**Exercise brief**
Skip all pictures. Write out the data below from its first line through the line that contains "zeroline=False)".

__________________________________________________

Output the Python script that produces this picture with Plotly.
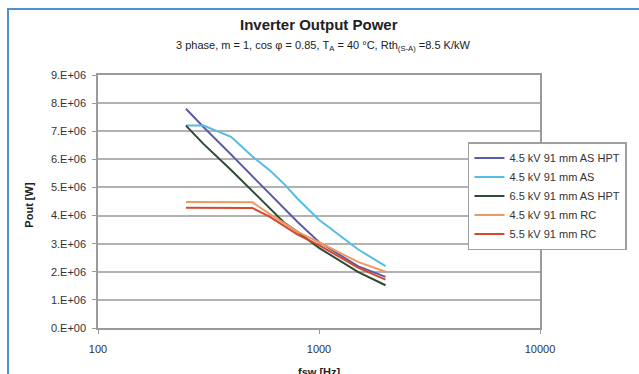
import plotly.graph_objects as go

# ---- data ----
freq = [250, 300, 400, 500, 600, 700, 800, 1000, 1500, 2000]
p_45_as_hpt = [7.8e6, 7.15e6, 6.17e6, 5.4e6, 4.77e6, 4.23e6, 3.77e6, 3.06e6, 2.2e6, 1.82e6]
p_45_as = [7.2e6, 7.2e6, 6.8e6, 6.1e6, 5.6e6, 5.1e6, 4.6e6, 3.85e6, 2.8e6, 2.2e6]
p_65_as_hpt = [7.2e6, 6.55e6, 5.62e6, 4.87e6, 4.23e6, 3.73e6, 3.42e6, 2.85e6, 2.0e6, 1.52e6]
p_45_rc = [4.48e6, 4.48e6, 4.48e6, 4.47e6, 4.05e6, 3.7e6, 3.42e6, 3.05e6, 2.35e6, 2.0e6]
p_55_rc = [4.28e6, 4.28e6, 4.28e6, 4.27e6, 3.95e6, 3.62e6, 3.32e6, 2.95e6, 2.15e6, 1.72e6]

series_names = ["4.5 kV 91 mm AS HPT", "4.5 kV 91 mm AS", "6.5 kV 91 mm AS HPT",
                "4.5 kV 91 mm RC", "5.5 kV 91 mm RC"]
series_vals = [p_45_as_hpt, p_45_as, p_65_as_hpt, p_45_rc, p_55_rc]
series_colors = ["#5b5ba8", "#55bde3", "#2f4a36", "#eb9a60", "#d9472c"]

y_tickvals = [0, 1e6, 2e6, 3e6, 4e6, 5e6, 6e6, 7e6, 8e6, 9e6]
y_ticktext = ["0.E+00", "1.E+06", "2.E+06", "3.E+06", "4.E+06",
              "5.E+06", "6.E+06", "7.E+06", "8.E+06", "9.E+06"]
x_tickvals = [100, 1000, 10000]
x_ticktext = ["100", "1000", "10000"]

FONT = "Liberation Sans, Arial, sans-serif"

fig = go.Figure()
for name, vals, col in zip(series_names, series_vals, series_colors):
    fig.add_trace(go.Scatter(x=freq, y=vals, name=name, mode="lines",
                             line=dict(color=col, width=2)))

axis_common = dict(showline=True, linecolor="#9a9a9a", linewidth=1.5, mirror=True,
                   ticks="outside", ticklen=4, tickcolor="#9a9a9a",
                   tickfont=dict(family=FONT, size=11, color="#333333"),
                   zeroline=False)

fig.update_xaxes(type="log", range=[2, 4], tickvals=x_tickvals, ticktext=x_ticktext,
                 showgrid=False, ticklabelstandoff=6, **axis_common)
fig.update_yaxes(range=[0, 9e6], tickvals=y_tickvals, ticktext=y_ticktext,
                 showgrid=True, gridcolor="#b2b2b2", gridwidth=2,
                 ticklabelstandoff=4, **axis_common)

fig.update_layout(
    width=639, height=374,
    margin=dict(l=98, r=94, t=75, b=46),
    paper_bgcolor="white", plot_bgcolor="white",
    font=dict(family=FONT, color="#222222"),
    showlegend=True,
    legend=dict(x=0.837, y=0.735, xanchor="left", yanchor="top",
                bgcolor="white", bordercolor="#a0a0a0", borderwidth=1.5,
                font=dict(family=FONT, size=11, color="#333333"),
                itemwidth=30, tracegroupgap=0),
    shapes=[dict(type="rect", xref="paper", yref="paper",
                 x0=-0.2036, x1=1.3, y0=-0.3, y1=1.261,
                 line=dict(color="#4a92d4", width=2), layer="above")],
    annotations=[
        dict(text="<b>Inverter Output Power</b>", xref="paper", yref="paper",
             x=0.5, y=1.198, xanchor="center", yanchor="middle", showarrow=False,
             font=dict(family=FONT, size=15, color="#222222")),
        dict(text="3 phase, m = 1, cos φ = 0.85, T<sub>A</sub> = 40 °C, Rth<sub>(S-A)</sub> =8.5 K/kW",
             xref="paper", yref="paper", x=0.51, y=1.115, xanchor="center", yanchor="middle",
             showarrow=False, font=dict(family=FONT, size=11, color="#222222")),
        dict(text="<b>Pout [W]</b>", xref="paper", yref="paper", x=-0.157, y=0.486,
             xanchor="center", yanchor="middle", textangle=-90, showarrow=False,
             font=dict(family=FONT, size=11, color="#222222")),
        dict(text="<b>fsw [Hz]</b>", xref="paper", yref="paper", x=0.5, y=-0.142,
             xanchor="center", yanchor="top", showarrow=False,
             font=dict(family=FONT, size=11, color="#222222")),
    ],
)

fig.write_html("out.html")
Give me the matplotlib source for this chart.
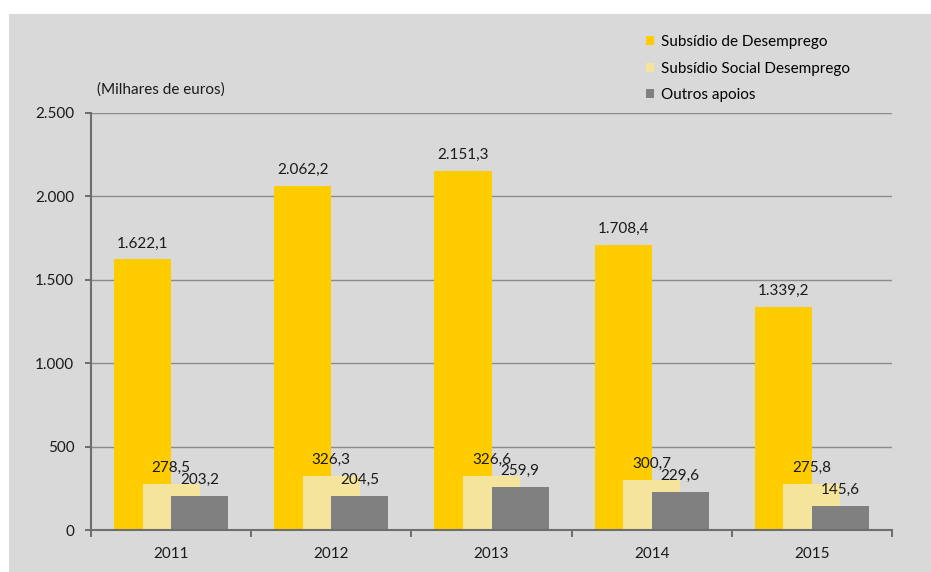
import matplotlib.pyplot as plt
from matplotlib.patches import Rectangle, Patch
import numpy as np

plt.rcParams['font.family'] = ['Lato', 'DejaVu Sans']

# Anos e valores (milhares de euros)
years = ['2011', '2012', '2013', '2014', '2015']
subsidio_desemprego = [1622.1, 2062.2, 2151.3, 1708.4, 1339.2]
subsidio_social = [278.5, 326.3, 326.6, 300.7, 275.8]
outros_apoios = [203.2, 204.5, 259.9, 229.6, 145.6]

series_names = ['Subsídio de Desemprego', 'Subsídio Social Desemprego', 'Outros apoios']
colors = ['#FFCC00', '#F5E49C', '#808080']
yticks = [0, 500, 1000, 1500, 2000, 2500]
FS = 11


def pt_format(v, decimals=1):
    s = f'{v:,.{decimals}f}'
    return s.replace(',', 'X').replace('.', ',').replace('X', '.')


fig = plt.figure(figsize=(9.31, 5.72), dpi=100, facecolor='white')
# fundo cinzento
fig.patches.append(Rectangle((9 / 931, 0), 1, 1 - 14 / 572, transform=fig.transFigure,
                             facecolor='#D9D9D9', edgecolor='none', zorder=-10))

ax = fig.add_axes([91 / 931, 1 - 530 / 572, (892 - 91) / 931, (530 - 113) / 572])
ax.set_facecolor('none')

x = np.arange(len(years))
width = 0.356
step = 0.178
all_series = [subsidio_desemprego, subsidio_social, outros_apoios]
for i, (vals, col) in enumerate(zip(all_series, colors)):
    pos = x + (i - 1) * step
    ax.bar(pos, vals, width=width, color=col, zorder=2 + i)
    for px_, v in zip(pos, vals):
        ax.annotate(pt_format(v), (px_, v), xytext=(0, 8.5), textcoords='offset points',
                    ha='center', va='baseline', fontsize=FS, color='#1a1a1a', zorder=10)

ax.set_xlim(-0.5, len(years) - 0.5)
ax.set_ylim(0, 2500)
ax.set_yticks(yticks)
ax.set_yticklabels([pt_format(t, 0) for t in yticks])
ax.yaxis.grid(True, color='#8C8C8C', linewidth=1.0, zorder=1)
ax.set_axisbelow(True)

ax.set_xticks(x)
ax.set_xticklabels(years)
ax.set_xticks(np.arange(len(years) + 1) - 0.5, minor=True)
ax.tick_params(axis='x', which='major', length=0, pad=12, labelsize=FS, labelcolor='#1a1a1a')
ax.tick_params(axis='x', which='minor', length=5, width=1.2, color='#595959', direction='out')
ax.tick_params(axis='y', length=4, width=1.2, color='#595959', pad=8, labelsize=FS,
               labelcolor='#1a1a1a')

for side in ['top', 'right']:
    ax.spines[side].set_visible(False)
for side in ['left', 'bottom']:
    ax.spines[side].set_color('#6E6E6E')
    ax.spines[side].set_linewidth(1.5)
    ax.spines[side].set_zorder(8)

fig.text(97 / 931, 1 - 90 / 572, '(Milhares de euros)', ha='left', va='center',
         fontsize=FS, color='#1a1a1a')

handles = [Patch(facecolor=c, edgecolor='none') for c in colors]
fig.legend(handles, series_names, loc='upper left', bbox_to_anchor=(646 / 931, 1 - 35 / 572),
           frameon=False, fontsize=FS, handlelength=0.55, handleheight=0.55,
           handletextpad=0.45, labelspacing=0.82, borderaxespad=0, borderpad=0)

fig.savefig('out.png', dpi=100, facecolor='white')
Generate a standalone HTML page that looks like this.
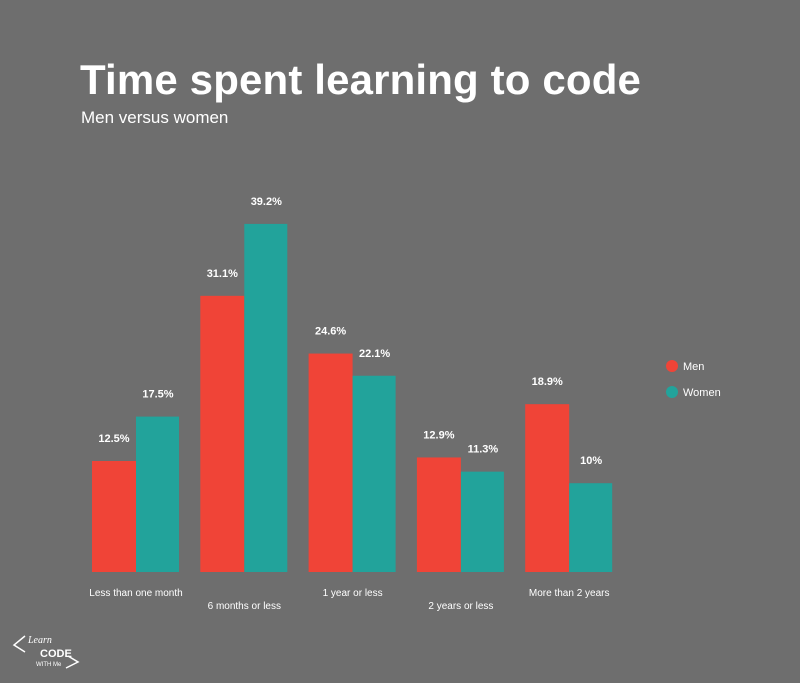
<!DOCTYPE html>
<html><head><meta charset="utf-8"><style>
html,body{margin:0;padding:0;background:#6e6e6e;}
body{width:800px;height:683px;position:relative;overflow:hidden;font-family:"Liberation Sans",sans-serif;color:#fff;}
#title{position:absolute;left:80px;top:56px;font-size:42px;font-weight:bold;letter-spacing:0.15px;}
#sub{position:absolute;left:81px;top:108px;font-size:17px;}
svg{position:absolute;left:0;top:0;}
</style></head><body>
<div id="title">Time spent learning to code</div>
<div id="sub">Men versus women</div>
<svg id="chart" width="800" height="683">
<g id="legend">
<circle cx="672" cy="366" r="6" fill="#f04437"/>
<text x="683" y="370" font-size="11" fill="#fff" font-family="Liberation Sans, sans-serif">Men</text>
<circle cx="672" cy="392" r="6" fill="#22a39b"/>
<text x="683" y="396" font-size="11" fill="#fff" font-family="Liberation Sans, sans-serif">Women</text>
</g>
<g id="logo" fill="none" stroke="#fff" stroke-width="1.5">
<polyline points="25,636 14,645 25,652"/><polyline points="68,656 78,662 66,668"/>
<text x="28" y="643" font-size="10" font-style="italic" fill="#fff" stroke="none" font-family="Liberation Serif, serif">Learn</text>
<text x="40" y="657" font-size="11" font-weight="bold" fill="#fff" stroke="none" font-family="Liberation Sans, sans-serif">CODE</text>
<text x="36" y="666" font-size="6" fill="#fff" stroke="none" font-family="Liberation Sans, sans-serif">WITH Me</text>
</g>
</svg>
<script>
const categories=["Less than one month","6 months or less","1 year or less","2 years or less","More than 2 years"];
const men=[12.5,31.1,24.6,12.9,18.9];
const women=[17.5,39.2,22.1,11.3,10];
const menLabels=["12.5%","31.1%","24.6%","12.9%","18.9%"];
const womenLabels=["17.5%","39.2%","22.1%","11.3%","10%"];
const svg=document.getElementById('chart');
const NS='http://www.w3.org/2000/svg';
const base=572, pxPer=8.88, x0=92, step=108.3, bw=44;
function y(v){return base-v*pxPer;}
function gx(i){return x0+i*step;}
function mk(t,a){const e=document.createElementNS(NS,t);for(const k in a)e.setAttribute(k,a[k]);svg.appendChild(e);return e;}
categories.forEach((c,i)=>{
 const x=gx(i);
 const r1=mk('rect',{x:x,y:y(men[i]),width:bw,height:base-y(men[i]),fill:'#f04437'});
 
 
 const r2=mk('rect',{x:x+bw,y:y(women[i]),width:bw-1,height:base-y(women[i]),fill:'#22a39b'});
 
 
 const t1=mk('text',{x:x+bw/2,y:y(men[i])-19,'text-anchor':'middle','font-size':11,'font-weight':'bold',fill:'#fff','font-family':'Liberation Sans, sans-serif'});
 t1.textContent=menLabels[i];
 
 
 const t2=mk('text',{x:x+bw*1.5,y:y(women[i])-19,'text-anchor':'middle','font-size':11,'font-weight':'bold',fill:'#fff','font-family':'Liberation Sans, sans-serif'});
 t2.textContent=womenLabels[i];
 
 
 const cl=mk('text',{x:x+bw,y:(i%2?609:596),'text-anchor':'middle','font-size':10,fill:'#fff','font-family':'Liberation Sans, sans-serif'});
 cl.textContent=c;
 
 
});
</script>
</body></html>
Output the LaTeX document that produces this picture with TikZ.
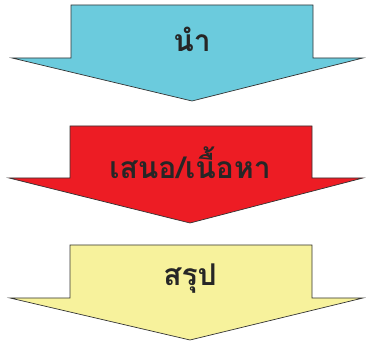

__________________________________________________

**Solution for this task**
Output the Python script that produces this picture with Plotly.
import plotly.graph_objects as go

# ---- data ----
freq = [250, 300, 400, 500, 600, 700, 800, 1000, 1500, 2000]
p_45_as_hpt = [7.8e6, 7.15e6, 6.17e6, 5.4e6, 4.77e6, 4.23e6, 3.77e6, 3.06e6, 2.2e6, 1.82e6]
p_45_as = [7.2e6, 7.2e6, 6.8e6, 6.1e6, 5.6e6, 5.1e6, 4.6e6, 3.85e6, 2.8e6, 2.2e6]
p_65_as_hpt = [7.2e6, 6.55e6, 5.62e6, 4.87e6, 4.23e6, 3.73e6, 3.42e6, 2.85e6, 2.0e6, 1.52e6]
p_45_rc = [4.48e6, 4.48e6, 4.48e6, 4.47e6, 4.05e6, 3.7e6, 3.42e6, 3.05e6, 2.35e6, 2.0e6]
p_55_rc = [4.28e6, 4.28e6, 4.28e6, 4.27e6, 3.95e6, 3.62e6, 3.32e6, 2.95e6, 2.15e6, 1.72e6]

series_names = ["4.5 kV 91 mm AS HPT", "4.5 kV 91 mm AS", "6.5 kV 91 mm AS HPT",
                "4.5 kV 91 mm RC", "5.5 kV 91 mm RC"]
series_vals = [p_45_as_hpt, p_45_as, p_65_as_hpt, p_45_rc, p_55_rc]
series_colors = ["#5b5ba8", "#55bde3", "#2f4a36", "#eb9a60", "#d9472c"]

y_tickvals = [0, 1e6, 2e6, 3e6, 4e6, 5e6, 6e6, 7e6, 8e6, 9e6]
y_ticktext = ["0.E+00", "1.E+06", "2.E+06", "3.E+06", "4.E+06",
              "5.E+06", "6.E+06", "7.E+06", "8.E+06", "9.E+06"]
x_tickvals = [100, 1000, 10000]
x_ticktext = ["100", "1000", "10000"]

FONT = "Liberation Sans, Arial, sans-serif"

fig = go.Figure()
for name, vals, col in zip(series_names, series_vals, series_colors):
    fig.add_trace(go.Scatter(x=freq, y=vals, name=name, mode="lines",
                             line=dict(color=col, width=2)))

axis_common = dict(showline=True, linecolor="#9a9a9a", linewidth=1.5, mirror=True,
                   ticks="outside", ticklen=4, tickcolor="#9a9a9a",
                   tickfont=dict(family=FONT, size=11, color="#333333"),
                   zeroline=False)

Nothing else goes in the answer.